Common questions — Pakistan
What is contribution margin and why does it matter?
Contribution margin = selling price minus variable cost per unit. It's the amount each unit "contributes" to covering fixed costs and eventually generating profit. A product with a high contribution margin means you reach break-even faster with fewer sales.
What counts as a fixed cost vs variable cost?
Fixed: rent, salaries (not commission), insurance, software subscriptions, loan EMIs — don't change with sales volume. Variable: raw materials, packaging, shipping, direct labour (piecework), payment processing fees — change proportionally with sales. Some costs are semi-variable (electricity, overtime) — classify based on dominant behaviour.
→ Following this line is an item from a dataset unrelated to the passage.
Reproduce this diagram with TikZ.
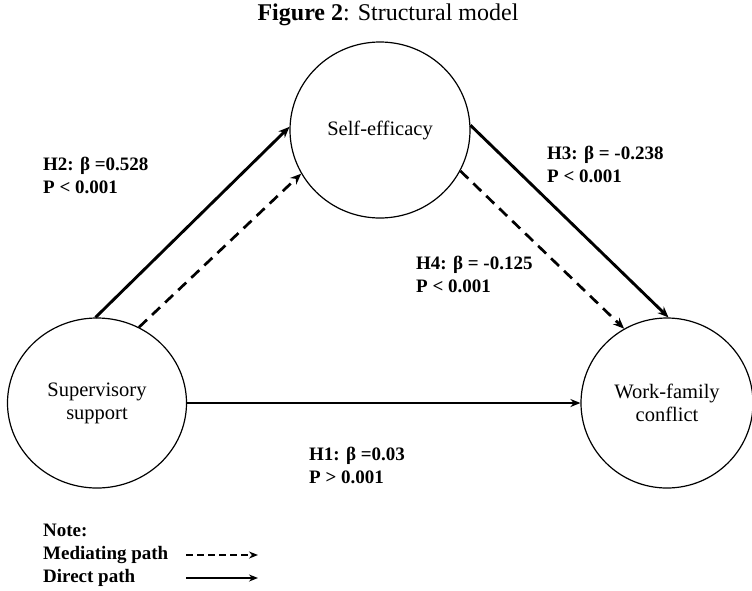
\documentclass[tikz,border=0pt]{standalone}
\usepackage{fontspec}
\setmainfont{Liberation Serif}
\usetikzlibrary{arrows.meta,shapes.geometric}
\begin{document}
\begin{tikzpicture}[x=1pt,y=-1pt,
  latent/.style={ellipse,draw,line width=1.2pt,inner sep=0pt,align=center,font=\fontsize{20.5}{23}\selectfont},
  lbl/.style={anchor=west,align=left,inner sep=0pt,font=\fontsize{19}{23}\selectfont\bfseries},
  direct/.style={line width=2.9pt,-{Stealth[length=11pt,width=9pt]}},
  mediate/.style={line width=2.7pt,dash pattern=on 11pt off 7pt,-{Stealth[length=11pt,width=9pt]}},
  thinarrow/.style={line width=2.1pt,-{Stealth[length=10pt,width=8pt]}}]
\useasboundingbox (0,0) rectangle (752,590);
\node[font=\fontsize{24}{28}\selectfont] (title) at (388,15) {\textbf{Figure 2}: Structural model};
\node[latent,minimum width=180pt,minimum height=176pt] (SE) at (380,130) {Self-efficacy};
\node[latent,minimum width=179pt,minimum height=170pt] (SS) at (97,403) {Supervisory\\support};
\node[latent,minimum width=172pt,minimum height=170pt] (WF) at (667,403) {Work-family\\conflict};
\draw[direct] (SS.91) -- (SE.178);
\draw[mediate] (SS.61) -- (SE.209);
\draw[direct] (SE.3) -- (WF.89);
\draw[mediate] (SE.333) -- (WF.120);
\draw[thinarrow] (SS.east) -- (WF.west);
\node[lbl] (h2) at (43,175.5) {H2: β =0.528\\P < 0.001};
\node[lbl] (h3) at (547,164) {H3: β = -0.238\\P < 0.001};
\node[lbl] (h4) at (416,274) {H4: β = -0.125\\P < 0.001};
\node[lbl] (h1) at (309,465.5) {H1: β =0.03\\P > 0.001};
\node[lbl] (note) at (43,530) {Note:};
\node[lbl] (med) at (43,555) {Mediating path};
\node[lbl] (dir) at (43,578) {Direct path};
\coordinate (m1) at (186,555); \coordinate (m2) at (258,555);
\coordinate (d1) at (186,578); \coordinate (d2) at (258,578);
\draw[line width=2.1pt,dash pattern=on 7pt off 4pt,-{Stealth[length=9pt,width=7pt]}] (m1) -- (m2);
\draw[line width=2.1pt,-{Stealth[length=9pt,width=7pt]}] (d1) -- (d2);
\end{tikzpicture}
\end{document}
How does pricing affect break-even?
Raising price by 10% (while keeping costs the same) dramatically reduces break-even. If contribution margin doubles, break-even units halve. Pricing is the most powerful lever in a business — often more impactful than cost-cutting. Never set prices by just adding a fixed % to costs; price based on value.
What is the margin of safety?
Margin of safety = (Actual sales - Break-even sales) / Actual sales × 100. If you sell 500 units and break-even is 300, margin of safety = 40%. This tells you how much sales can fall before you start losing money. Below 20% is risky; above 30% is comfortable.
Can break-even analysis be used for a service business?
Yes. For services, "units" might be billable hours, client engagements, or projects. Variable cost is the cost of delivering each unit of service (direct labour, materials). Fixed costs are your overhead. The principle is identical.